The description is BW 8 X 1 1/2" PTH screws
They were 36$ for a pack of 90.

According to our conversation they are actual Boston Whaler parts for the rub rail.

Tom W Clark posted 09-16-2006 01:13 PM ET (US)     Profile for Tom W Clark  Send Email to Tom W Clark     
Aluminum pop rivets (blind rivets) are what Whaler used to install the Barbour three piece rub rail. I prefer the pop rivets because they have a low profile head that allows wiring to be run through the rub rail insert. They are also more secure that screws, but harder to remove later.

There is not any reason on earth why a single aluminum 3/16" x 5/8" pop rivet should cost $1. A box of 100 should cost about $5, making them a nickel a piece.

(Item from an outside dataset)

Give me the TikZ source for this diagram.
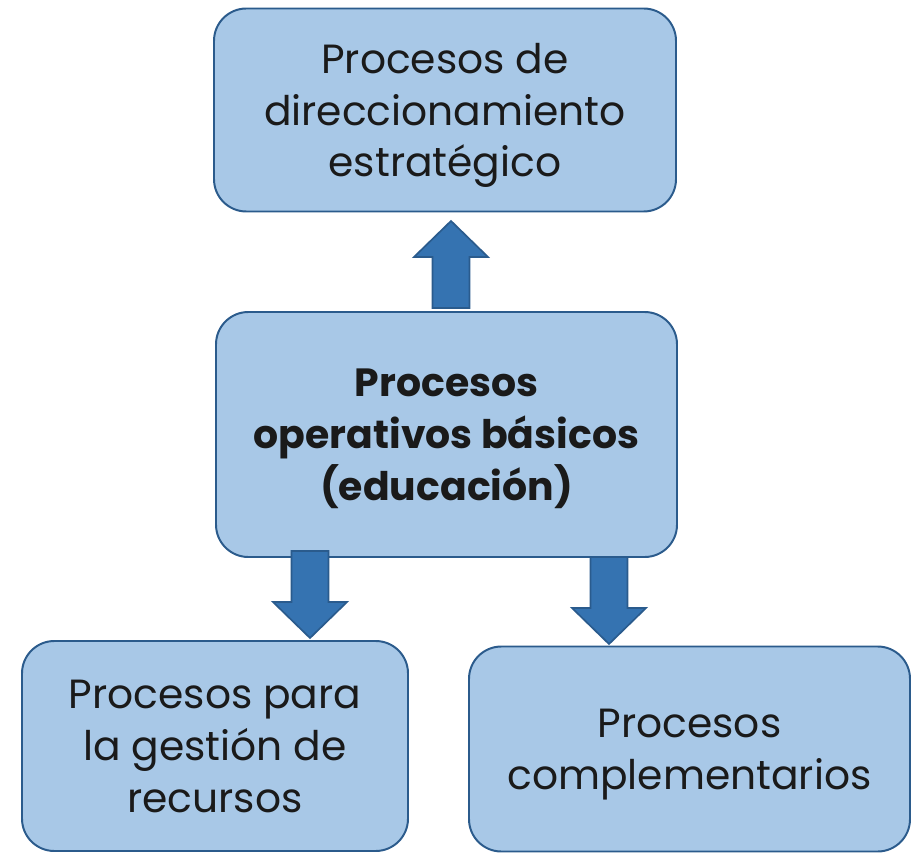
\documentclass[tikz,border=0pt]{standalone}
\usepackage{fontspec}
\setmainfont{Poppins}
\usepackage{tikz}
\usetikzlibrary{positioning}
\definecolor{procfill}{HTML}{A8C8E7}
\definecolor{procdraw}{HTML}{2B5B8C}
\definecolor{proctxt}{HTML}{1A1A1A}
\definecolor{arrfill}{HTML}{3573B1}
\definecolor{arrdraw}{HTML}{2A5B8D}
\tikzset{
  procbox/.style={draw=procdraw, fill=procfill, text=proctxt, rounded corners=23pt, line width=1.4pt, align=center, inner sep=0pt, text depth=0pt},
  proctext/.style={font=\fontsize{29}{36.9}\selectfont},
  blockarrow/.pic={
    \draw[draw=arrdraw, fill=arrfill, line width=1.2pt, line join=miter]
      (0,0) -- (37,36) -- (18.5,36) -- (18.5,87) -- (-18.5,87) -- (-18.5,36) -- (-37,36) -- cycle;
  }
}
\begin{document}
\begin{tikzpicture}[x=0.025cm, y=-0.025cm]
  \useasboundingbox (0,0) rectangle (919,853);

  \node[procbox, proctext, minimum width=462*0.025cm, minimum height=203*0.025cm] (strat) at (445,110)
    {Procesos de\\direccionamiento\\estratégico};
  \node[procbox, font=\fontsize{28}{36.9}\selectfont\bfseries, minimum width=461*0.025cm, minimum height=245*0.025cm] (oper) at (446.5,434.5)
    {Procesos\\operativos básicos\\(educación)};
  \node[procbox, proctext, minimum width=386*0.025cm, minimum height=210*0.025cm] (recur) at (215,746)
    {Procesos para\\la gestión de\\recursos};
  \node[procbox, proctext, minimum width=441*0.025cm, minimum height=205*0.025cm] (compl) at (689.5,749)
    {Procesos\\complementarios};

  % block arrows between the boxes
  \pic at (451,221) {blockarrow};
  \pic[rotate=180] at (310,638) {blockarrow};
  \pic[rotate=180] at (609,644) {blockarrow};
\end{tikzpicture}
\end{document}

Tom W Clark posted 09-16-2006 01:18 PM ET (US)     Profile for Tom W Clark  Send Email to Tom W Clark     
Ah. I'm embarrassed to note that I have just replied to a four year old thread that was already beaten death and has been resurrected by AERRON who does not quite grasp what sort of hardware we were discussing here.